• Exercise description: Single out each line with the word "diagram" and copy it.

═════ Records for processing

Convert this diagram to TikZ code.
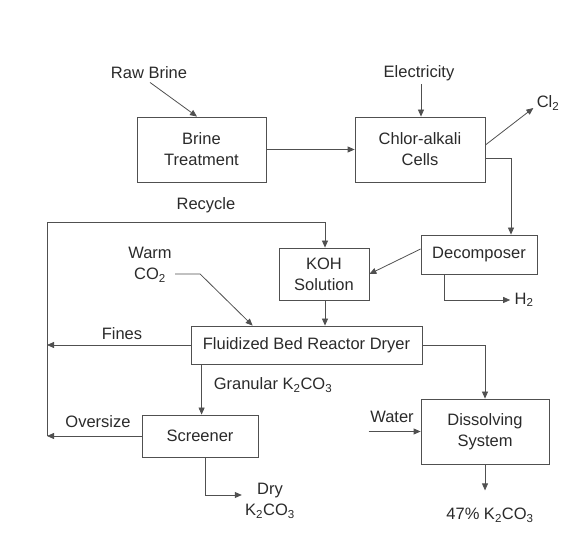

══════════
═════ Records for processing

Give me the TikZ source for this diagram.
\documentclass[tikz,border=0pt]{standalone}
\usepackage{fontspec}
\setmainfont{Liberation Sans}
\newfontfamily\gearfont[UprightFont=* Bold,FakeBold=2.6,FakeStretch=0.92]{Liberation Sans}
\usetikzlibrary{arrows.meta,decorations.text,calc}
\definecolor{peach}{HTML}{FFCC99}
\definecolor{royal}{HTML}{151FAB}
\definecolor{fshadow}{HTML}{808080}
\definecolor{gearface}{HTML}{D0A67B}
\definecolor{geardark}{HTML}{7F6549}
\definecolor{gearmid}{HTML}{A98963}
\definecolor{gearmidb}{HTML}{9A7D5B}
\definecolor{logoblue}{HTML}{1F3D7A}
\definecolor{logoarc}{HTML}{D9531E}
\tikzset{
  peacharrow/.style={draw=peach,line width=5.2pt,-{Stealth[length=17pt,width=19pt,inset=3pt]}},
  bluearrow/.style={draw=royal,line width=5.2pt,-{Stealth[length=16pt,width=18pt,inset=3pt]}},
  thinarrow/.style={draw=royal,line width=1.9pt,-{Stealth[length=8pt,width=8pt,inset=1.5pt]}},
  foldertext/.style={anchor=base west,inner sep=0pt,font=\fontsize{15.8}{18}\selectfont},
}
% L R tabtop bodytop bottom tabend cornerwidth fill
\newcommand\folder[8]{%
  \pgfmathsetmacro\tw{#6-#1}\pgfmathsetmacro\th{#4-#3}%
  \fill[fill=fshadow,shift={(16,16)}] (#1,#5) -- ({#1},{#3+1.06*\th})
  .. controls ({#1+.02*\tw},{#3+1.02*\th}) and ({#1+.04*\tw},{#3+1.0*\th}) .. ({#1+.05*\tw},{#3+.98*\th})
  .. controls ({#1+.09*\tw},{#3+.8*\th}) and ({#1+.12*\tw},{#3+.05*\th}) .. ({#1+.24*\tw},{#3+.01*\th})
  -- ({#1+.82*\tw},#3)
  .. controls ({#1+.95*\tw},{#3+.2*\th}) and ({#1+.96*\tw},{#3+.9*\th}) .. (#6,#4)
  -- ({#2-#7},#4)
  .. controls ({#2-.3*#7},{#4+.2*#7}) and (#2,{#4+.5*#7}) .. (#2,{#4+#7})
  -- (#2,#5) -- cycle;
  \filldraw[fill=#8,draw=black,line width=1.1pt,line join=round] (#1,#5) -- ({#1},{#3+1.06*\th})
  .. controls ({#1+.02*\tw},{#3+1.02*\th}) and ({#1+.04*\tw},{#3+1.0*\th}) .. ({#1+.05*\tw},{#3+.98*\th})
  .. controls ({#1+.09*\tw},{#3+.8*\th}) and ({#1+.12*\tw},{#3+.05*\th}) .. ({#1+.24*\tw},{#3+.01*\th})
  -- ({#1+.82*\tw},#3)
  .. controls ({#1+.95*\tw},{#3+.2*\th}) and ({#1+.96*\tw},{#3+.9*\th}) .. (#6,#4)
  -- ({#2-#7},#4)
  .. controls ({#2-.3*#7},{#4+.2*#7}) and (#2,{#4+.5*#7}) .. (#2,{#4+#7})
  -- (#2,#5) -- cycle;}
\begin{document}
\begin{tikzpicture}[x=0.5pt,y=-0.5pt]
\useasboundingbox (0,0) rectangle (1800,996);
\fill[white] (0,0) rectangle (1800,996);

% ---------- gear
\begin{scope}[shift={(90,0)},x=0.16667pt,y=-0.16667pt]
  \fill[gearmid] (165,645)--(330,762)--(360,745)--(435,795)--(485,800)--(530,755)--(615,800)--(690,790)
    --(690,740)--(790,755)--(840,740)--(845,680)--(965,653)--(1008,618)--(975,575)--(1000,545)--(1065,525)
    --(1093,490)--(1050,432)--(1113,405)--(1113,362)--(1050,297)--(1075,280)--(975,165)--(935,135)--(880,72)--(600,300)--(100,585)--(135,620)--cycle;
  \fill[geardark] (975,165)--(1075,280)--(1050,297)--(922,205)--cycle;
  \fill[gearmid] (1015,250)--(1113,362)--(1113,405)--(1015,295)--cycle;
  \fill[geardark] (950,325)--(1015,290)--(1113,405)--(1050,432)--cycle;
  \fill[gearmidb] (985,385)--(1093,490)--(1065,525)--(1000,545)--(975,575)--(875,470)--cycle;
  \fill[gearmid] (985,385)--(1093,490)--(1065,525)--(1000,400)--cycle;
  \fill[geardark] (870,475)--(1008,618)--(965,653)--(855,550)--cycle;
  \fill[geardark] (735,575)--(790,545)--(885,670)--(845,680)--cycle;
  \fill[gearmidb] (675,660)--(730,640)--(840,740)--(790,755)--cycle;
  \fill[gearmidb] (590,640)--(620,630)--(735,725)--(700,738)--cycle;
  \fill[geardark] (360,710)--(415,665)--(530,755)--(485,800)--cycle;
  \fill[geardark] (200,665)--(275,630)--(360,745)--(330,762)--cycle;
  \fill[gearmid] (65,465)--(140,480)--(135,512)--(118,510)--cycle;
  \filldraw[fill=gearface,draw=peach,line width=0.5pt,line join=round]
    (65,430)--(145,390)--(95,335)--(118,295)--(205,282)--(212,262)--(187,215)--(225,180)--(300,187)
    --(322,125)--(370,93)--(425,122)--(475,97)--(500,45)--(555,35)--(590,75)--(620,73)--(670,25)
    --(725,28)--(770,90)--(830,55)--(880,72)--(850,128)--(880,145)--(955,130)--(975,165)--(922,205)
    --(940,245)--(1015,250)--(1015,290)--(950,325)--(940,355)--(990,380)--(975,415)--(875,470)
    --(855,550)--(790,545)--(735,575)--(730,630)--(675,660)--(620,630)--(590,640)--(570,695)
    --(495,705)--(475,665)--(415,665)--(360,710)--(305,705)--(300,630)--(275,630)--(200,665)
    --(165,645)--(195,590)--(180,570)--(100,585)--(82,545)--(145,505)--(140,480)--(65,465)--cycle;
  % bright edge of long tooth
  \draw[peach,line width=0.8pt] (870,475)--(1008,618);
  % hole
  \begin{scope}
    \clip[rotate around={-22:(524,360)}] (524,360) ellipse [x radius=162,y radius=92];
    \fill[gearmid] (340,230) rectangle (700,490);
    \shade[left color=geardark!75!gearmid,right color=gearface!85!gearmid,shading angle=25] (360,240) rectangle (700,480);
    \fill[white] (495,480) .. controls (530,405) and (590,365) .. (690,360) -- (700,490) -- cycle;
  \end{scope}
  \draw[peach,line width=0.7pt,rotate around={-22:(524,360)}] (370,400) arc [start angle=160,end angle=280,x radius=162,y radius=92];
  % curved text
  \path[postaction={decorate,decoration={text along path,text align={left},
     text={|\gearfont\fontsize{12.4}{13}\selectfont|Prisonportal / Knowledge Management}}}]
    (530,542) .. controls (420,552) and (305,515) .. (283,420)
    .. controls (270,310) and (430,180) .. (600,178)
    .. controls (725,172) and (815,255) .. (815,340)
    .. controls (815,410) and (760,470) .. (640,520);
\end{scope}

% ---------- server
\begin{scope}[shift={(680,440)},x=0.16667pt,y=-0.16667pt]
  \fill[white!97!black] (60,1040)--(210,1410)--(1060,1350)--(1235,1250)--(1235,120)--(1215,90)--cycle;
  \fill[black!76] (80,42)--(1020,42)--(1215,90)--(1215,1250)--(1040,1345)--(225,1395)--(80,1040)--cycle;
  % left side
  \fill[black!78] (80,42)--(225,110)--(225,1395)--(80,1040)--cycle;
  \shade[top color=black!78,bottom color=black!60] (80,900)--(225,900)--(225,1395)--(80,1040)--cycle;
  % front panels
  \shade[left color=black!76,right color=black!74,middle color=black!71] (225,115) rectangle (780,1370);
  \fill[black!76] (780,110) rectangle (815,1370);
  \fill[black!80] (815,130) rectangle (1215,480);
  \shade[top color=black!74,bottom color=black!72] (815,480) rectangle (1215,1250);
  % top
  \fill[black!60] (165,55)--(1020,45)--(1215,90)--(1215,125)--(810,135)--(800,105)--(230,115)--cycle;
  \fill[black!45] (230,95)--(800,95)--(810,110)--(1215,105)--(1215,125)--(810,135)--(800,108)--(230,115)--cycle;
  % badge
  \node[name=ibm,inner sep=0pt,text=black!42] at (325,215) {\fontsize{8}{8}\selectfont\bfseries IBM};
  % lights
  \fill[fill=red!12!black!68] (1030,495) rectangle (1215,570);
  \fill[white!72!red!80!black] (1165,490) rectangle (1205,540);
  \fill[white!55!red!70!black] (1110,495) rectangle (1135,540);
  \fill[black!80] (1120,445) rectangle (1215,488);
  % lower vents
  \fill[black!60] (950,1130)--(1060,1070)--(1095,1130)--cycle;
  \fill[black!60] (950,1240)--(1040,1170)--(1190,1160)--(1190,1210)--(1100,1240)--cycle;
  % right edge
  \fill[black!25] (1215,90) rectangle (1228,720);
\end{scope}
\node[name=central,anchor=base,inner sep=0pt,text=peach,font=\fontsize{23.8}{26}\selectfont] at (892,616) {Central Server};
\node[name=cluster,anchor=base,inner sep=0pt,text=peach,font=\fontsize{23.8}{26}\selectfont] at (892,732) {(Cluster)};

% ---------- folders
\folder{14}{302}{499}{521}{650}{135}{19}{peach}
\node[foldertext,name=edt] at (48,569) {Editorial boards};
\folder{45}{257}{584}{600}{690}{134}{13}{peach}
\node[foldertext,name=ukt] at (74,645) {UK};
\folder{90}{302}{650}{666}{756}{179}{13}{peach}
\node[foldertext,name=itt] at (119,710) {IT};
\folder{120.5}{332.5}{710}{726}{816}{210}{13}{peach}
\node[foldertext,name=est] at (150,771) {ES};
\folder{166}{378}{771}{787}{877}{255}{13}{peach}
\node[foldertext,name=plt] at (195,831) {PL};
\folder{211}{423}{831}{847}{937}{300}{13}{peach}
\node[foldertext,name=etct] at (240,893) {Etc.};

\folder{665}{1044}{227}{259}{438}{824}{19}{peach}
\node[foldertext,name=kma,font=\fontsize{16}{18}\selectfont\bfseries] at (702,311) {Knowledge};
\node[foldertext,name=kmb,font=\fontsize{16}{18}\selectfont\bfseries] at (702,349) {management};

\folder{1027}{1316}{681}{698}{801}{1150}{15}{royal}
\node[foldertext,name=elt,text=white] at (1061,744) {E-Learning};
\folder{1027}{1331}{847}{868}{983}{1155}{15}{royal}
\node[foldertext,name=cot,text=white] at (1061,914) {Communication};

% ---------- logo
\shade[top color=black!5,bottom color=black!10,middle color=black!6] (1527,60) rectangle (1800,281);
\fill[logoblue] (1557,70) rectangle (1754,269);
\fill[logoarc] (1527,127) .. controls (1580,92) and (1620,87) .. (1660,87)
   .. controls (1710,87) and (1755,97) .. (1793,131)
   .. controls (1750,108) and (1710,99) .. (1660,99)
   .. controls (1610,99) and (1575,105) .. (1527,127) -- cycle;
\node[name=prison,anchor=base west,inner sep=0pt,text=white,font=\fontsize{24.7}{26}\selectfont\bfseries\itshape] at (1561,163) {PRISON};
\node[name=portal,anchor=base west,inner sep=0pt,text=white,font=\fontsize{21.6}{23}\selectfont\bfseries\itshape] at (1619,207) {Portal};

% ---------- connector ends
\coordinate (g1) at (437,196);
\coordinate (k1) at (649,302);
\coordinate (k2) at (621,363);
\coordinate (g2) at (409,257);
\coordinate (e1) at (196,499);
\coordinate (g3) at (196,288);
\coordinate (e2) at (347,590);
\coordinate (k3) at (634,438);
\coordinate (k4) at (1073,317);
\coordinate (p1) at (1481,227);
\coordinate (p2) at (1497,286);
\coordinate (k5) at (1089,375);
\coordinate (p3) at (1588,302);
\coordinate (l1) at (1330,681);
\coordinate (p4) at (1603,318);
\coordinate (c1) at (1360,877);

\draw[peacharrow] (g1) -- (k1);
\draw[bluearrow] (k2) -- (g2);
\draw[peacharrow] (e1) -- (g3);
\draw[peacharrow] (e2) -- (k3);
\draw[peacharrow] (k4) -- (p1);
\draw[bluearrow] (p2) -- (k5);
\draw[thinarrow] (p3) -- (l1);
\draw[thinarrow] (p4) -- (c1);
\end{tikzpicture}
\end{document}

══════════

• Full solution:
Convert this diagram to TikZ code.
Give me the TikZ source for this diagram.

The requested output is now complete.